Thursday, December 19, 2013

Drive to Phoenix - Biogeography of the Midwest to Southwest

Driving across the Midwest, I am always impressed with the extent of the grasslands and really enjoy the beauty of the southwest as we get into New Mexico and Arizona. We had been driving through grassland for a long time and then start to get into hills with pinyon-juniper woodlands.

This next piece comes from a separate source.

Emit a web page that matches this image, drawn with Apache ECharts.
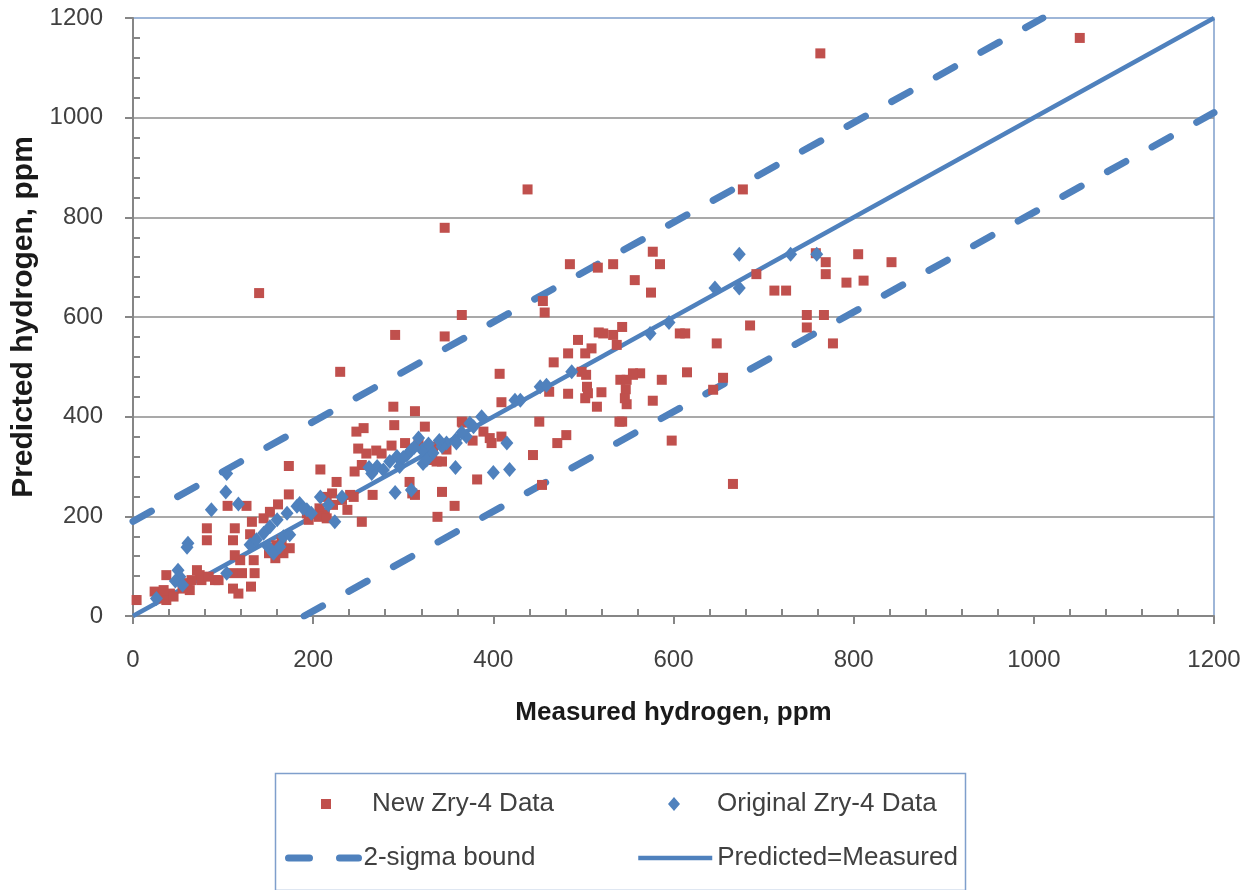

We crossed through historical tallgrass prairie, shortgrass prairie, and then into the arid southwest with high plains area and then finally dropped down into the Sonoran desert with its iconic Saguaro cacti. Much of these changes is controlled by the moisture gradient across the west due to the rain shadow from the Rocky Mountains (Brady, N.C and Weil, R.R. 2008. The Nature and Properties of Soil. Fourteenth Edition.  Pearson Education).
 
This gradient also controls the soil orders across the US.  We started our drive across Illinois seeing dark black soils that are Mollisols.  As we drove across Texas we saw deep red soils from the B horizon that likely had a lot of iron (Brady, N.C and Weil, R.R. 2008. The Nature and Properties of Soil. Fourteenth Edition.  Pearson Education).



The San Francisco Peaks (above Flagstaff Arizona) are 12, 633 foot tall peaks on the Colorado Plateau that are an old stratovolcano.  Around the base of the mountains is a Ponderosa pine forest and then it grades up to a spruce-fir forest at the top of the mountain.